Within Hawke's Bay there are pockets of austere, gravelly soil perfectly suited to Bordeaux varieties. Gimblett Gravels, an 850-hectare region, is the warmest vineyard area in the country. Average summer temperatures are only a degree or two cooler than Napa's Oakville district. The warmth is enhanced by rock beds over 90 feet deep which act as incubators at night, releasing heat absorbed from the sun during the day. The effect is a terroir in which Cabernet, and particularly Merlot, consistently achieve a level of ripeness seldom attainable elsewhere in New Zealand.
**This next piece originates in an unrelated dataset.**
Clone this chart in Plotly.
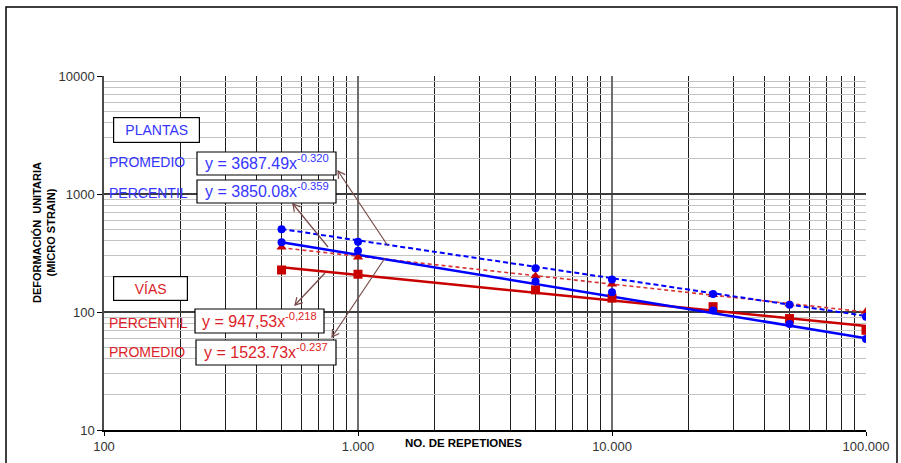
import math
import plotly.graph_objects as go

# ---------------- data ----------------
reps = [500, 1000, 5000, 10000, 25000, 50000, 100000]
plantas_promedio = [502, 394, 235, 189, 142, 115, 91]
plantas_percentil = [390, 331, 181, 147, 103, 79, 59]
vias_promedio = [353, 291, 202, 172, 140, 117, 101]
vias_percentil = [227, 209, 154, 131, 111, 88, 70]

trend_x = [500, 100000]
trend_plantas_promedio = [505, 92.5]
trend_plantas_percentil = [390, 60]
trend_vias_promedio = [350, 100]
trend_vias_percentil = [239, 76]

x_tickvals = [100, 1000, 10000, 100000]
x_ticktext = ["100", "1.000", "10.000", "100.000"]
y_tickvals = [10, 100, 1000, 10000]
y_ticktext = ["10", "100", "1000", "10000"]

eq_plantas_promedio = ("y = 3687.49x", "-0.320")
eq_plantas_percentil = ("y = 3850.08x", "-0.359")
eq_vias_percentil = ("y = 947,53x", "-0,218")
eq_vias_promedio = ("y = 1523.73x", "-0.237")

# ---------------- styling ----------------
BLUE = "#0000ff"
RED = "#c80000"
BLUE_TXT = "#3535ff"
RED_TXT = "#dc1e28"
ARROW = "#7a4a4a"
FONT = "Liberation Sans, Arial, sans-serif"

W, H = 901, 463
PL, PT, PR, PB = 104, 76, 866, 430          # plot area in screen pixels
PW, PH = PR - PL, PB - PT

# Arial / Liberation Sans advance widths (em) for text-width estimation
ADV = {"y": 0.5, " ": 0.278, "=": 0.584, ".": 0.278, ",": 0.278, "x": 0.5, "-": 0.333}


def text_w(s, size):
    return sum(ADV.get(c, 0.556) for c in s) * size


def px(x):
    return (x - PL) / PW


def py(y):
    return (PB - y) / PH


minor_x = [m * d for d in (100, 1000, 10000) for m in range(2, 10)]
minor_y = [m * d for d in (10, 100, 1000) for m in range(2, 10)]

fig = go.Figure()

# trend lines
fig.add_trace(go.Scatter(x=trend_x, y=trend_vias_percentil, mode="lines",
                         line=dict(color=RED, width=2.5), hoverinfo="skip"))
fig.add_trace(go.Scatter(x=trend_x, y=trend_vias_promedio, mode="lines",
                         line=dict(color="#d83434", width=1.6, dash="4px,3px"), hoverinfo="skip"))
fig.add_trace(go.Scatter(x=trend_x, y=trend_plantas_percentil, mode="lines",
                         line=dict(color=BLUE, width=2.5), hoverinfo="skip"))
fig.add_trace(go.Scatter(x=trend_x, y=trend_plantas_promedio, mode="lines",
                         line=dict(color=BLUE, width=2, dash="5px,3px"), hoverinfo="skip"))

# data markers
fig.add_trace(go.Scatter(x=reps, y=vias_percentil, mode="markers",
                         marker=dict(symbol="square", size=9, color=RED)))
fig.add_trace(go.Scatter(x=reps, y=vias_promedio, mode="markers",
                         marker=dict(symbol="triangle-up", size=9, color=RED)))
fig.add_trace(go.Scatter(x=reps, y=plantas_percentil, mode="markers",
                         marker=dict(symbol="circle", size=8, color=BLUE)))
fig.add_trace(go.Scatter(x=reps, y=plantas_promedio, mode="markers",
                         marker=dict(symbol="circle", size=8, color=BLUE)))

annotations = []
shapes = [dict(type="rect", xref="paper", yref="paper",
               x0=px(6), x1=px(897), y0=py(520), y1=py(7),
               line=dict(color="#000000", width=1.5), layer="below")]


def box(text, cx, cy, w, h, color, size):
    annotations.append(dict(
        text=text, xref="paper", yref="paper", x=px(cx), y=py(cy),
        xanchor="center", yanchor="middle", showarrow=False,
        width=w - 4, height=h - 4, borderpad=1, bordercolor="#000000",
        borderwidth=1.2, bgcolor="#ffffff",
        font=dict(family=FONT, size=size, color=color)))


def label(text, lx, cy, color):
    annotations.append(dict(
        text=text, xref="paper", yref="paper", x=px(lx), y=py(cy),
        xanchor="left", yanchor="middle", showarrow=False,
        font=dict(family=FONT, size=14, color=color)))


def arrow(hx, hy, tx, ty):
    shapes.append(dict(type="line", xref="paper", yref="paper",
                       x0=px(tx), y0=py(ty), x1=px(hx), y1=py(hy),
                       line=dict(color=ARROW, width=1.2), layer="above"))
    dx, dy = hx - tx, hy - ty
    n = math.hypot(dx, dy)
    ux, uy = dx / n, dy / n
    vx, vy = -uy, ux
    a1 = (hx - 7 * ux + 4 * vx, hy - 7 * uy + 4 * vy)
    a2 = (hx - 7 * ux - 4 * vx, hy - 7 * uy - 4 * vy)
    path = "M{:.5f},{:.5f} L{:.5f},{:.5f} L{:.5f},{:.5f}".format(
        px(a1[0]), py(a1[1]), px(hx), py(hy), px(a2[0]), py(a2[1]))
    shapes.append(dict(type="path", xref="paper", yref="paper", path=path,
                       line=dict(color=ARROW, width=1.2), layer="above"))


def eq_box(eq, x0, x1, y0, y1, color):
    main, sup = eq
    shapes.append(dict(type="rect", xref="paper", yref="paper",
                       x0=px(x0), x1=px(x1), y0=py(y1), y1=py(y0),
                       fillcolor="#ffffff", line=dict(color="#000000", width=1.2),
                       layer="above"))
    size, ssize = 16, 11.2
    mw, sw = text_w(main, size), text_w(sup, ssize)
    start = (x0 + x1) / 2 - (mw + sw) / 2
    cy = (y0 + y1) / 2
    annotations.append(dict(
        text=main, xref="paper", yref="paper", x=px(start), y=py(cy),
        xanchor="left", yanchor="middle", showarrow=False,
        borderpad=0, borderwidth=0,
        font=dict(family=FONT, size=size, color=color)))
    annotations.append(dict(
        text=sup, xref="paper", yref="paper", x=px(start + mw), y=py(cy - 5.5),
        xanchor="left", yanchor="middle", showarrow=False,
        borderpad=0, borderwidth=0,
        font=dict(family=FONT, size=ssize, color=color)))


box("PLANTAS", 156.5, 130, 87, 26, BLUE_TXT, 14)
box("VÍAS", 150.5, 288.5, 75, 25, RED_TXT, 14)
label("PROMEDIO", 107, 162, BLUE_TXT)
label("PERCENTIL", 107, 193, BLUE_TXT)
label("PERCENTIL", 107, 323, RED_TXT)
label("PROMEDIO", 107, 352, RED_TXT)

arrow(338, 171, 388, 246)
arrow(293, 204, 328, 247)
arrow(295, 305, 325, 273)
arrow(332, 337, 385, 258)

eq_box(eq_plantas_promedio, 197, 336, 152, 175, BLUE_TXT)
eq_box(eq_plantas_percentil, 197, 336, 180, 203, BLUE_TXT)
eq_box(eq_vias_percentil, 195, 324, 309, 333, RED_TXT)
eq_box(eq_vias_promedio, 196, 336, 340, 365, RED_TXT)

# axis titles
annotations.append(dict(
    text="<b>DEFORMACIÓN  UNITARIA<br>(MICRO STRAIN)</b>", xref="paper", yref="paper",
    x=px(44), y=py(233), xanchor="center", yanchor="middle", textangle=-90,
    showarrow=False, font=dict(family=FONT, size=11, color="#000000")))
annotations.append(dict(
    text="<b>NO. DE REPETIONES</b>", xref="paper", yref="paper",
    x=px(463), y=py(443), xanchor="center", yanchor="middle",
    showarrow=False, font=dict(family=FONT, size=11.5, color="#000000")))

fig.update_layout(
    width=W, height=H,
    margin=dict(l=PL, r=W - PR, t=PT, b=H - PB, pad=0, autoexpand=False),
    paper_bgcolor="#ffffff", plot_bgcolor="#ffffff",
    showlegend=False,
    annotations=annotations,
    shapes=shapes,
    xaxis=dict(
        type="log", range=[2, 5], tickvals=x_tickvals, ticktext=x_ticktext,
        showgrid=True, gridcolor="#6e6e6e", gridwidth=1.8,
        showline=True, linecolor="#000000", linewidth=1.5,
        ticks="outside", ticklen=4, tickcolor="#000000",
        tickfont=dict(family=FONT, size=13, color="#333333"),
        minor=dict(tickvals=minor_x, showgrid=True, gridcolor="#1e1e1e",
                   gridwidth=1.3, ticks=""),
        automargin=False, zeroline=False, fixedrange=True),
    yaxis=dict(
        type="log", range=[1, 4], tickvals=y_tickvals, ticktext=y_ticktext,
        showgrid=True, gridcolor="#3c3c3c", gridwidth=1.8,
        showline=True, linecolor="#4a4a4a", linewidth=1.5,
        ticks="outside", ticklen=5, tickcolor="#000000",
        tickfont=dict(family=FONT, size=13, color="#333333"),
        minor=dict(tickvals=minor_y, showgrid=True, gridcolor="#c4c4c4",
                   gridwidth=1.2, ticks=""),
        automargin=False, zeroline=False, fixedrange=True),
)

fig.write_html("out.html", config={"displayModeBar": False},
               post_script="document.body.style.margin='0';document.body.style.overflow='hidden';")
In the Gimblett Gravels region, Craggy Range has carved out the 100-hectare Gimblett Gravels Vineyard for red and white Bordeaux varieties, Chardonnay and Syrah. The narrow-row vine architecture is planted to a very intensive density of between 1,400 and 2,100 vines per acre, with several plots trained low to the ground to benefit from the thermal conductivity and reflectiveness of the soils. Extensive deep soil preparations encourage deeply rooted vines to reach veins of sand, silt and clay immersed far into the gravel, and drip irrigation is applied only when required. Thirty-six varietal plots have been matched to the variations in depth and texture of the gravelly soils of the meandering old stream beds of the Ngaruroro River.

Kidnappers Vineyard

Kidnappers Vineyard is located at Cape Kidnappers on the Hawkes Bay coastline, where spring and autumn are warm and sunny and the summer is tempered by the cooling sea breeze. The shallow, warm clay loam soils and careful selection of clones in this environment allow the development of very pure, cool flavors in the Chardonnay grown there.

Te Muna Road Vineyard

The Te Muna Road Vineyard is located roughly five miles from the center of the town of Martinborough, and is divided into two terraces. The upper terrace lies entirely on the old, stony, decomposing Martinborough terrace soils that have become famous for Pinot Noir. As might be expected, this terrace is planted primarily to Pinot Noir and Chardonnay on proven rootstocks and, where possible, in new clones from Burgundy. The lower terrace is geologically distinct, dominated by greywacke stones interspersed with a little limestone, and is planted almost entirely in Sauvignon Blanc. The vineyard architecture is a very intensive, narrow-row structure with between 1,400 and 2,100 vines per acre.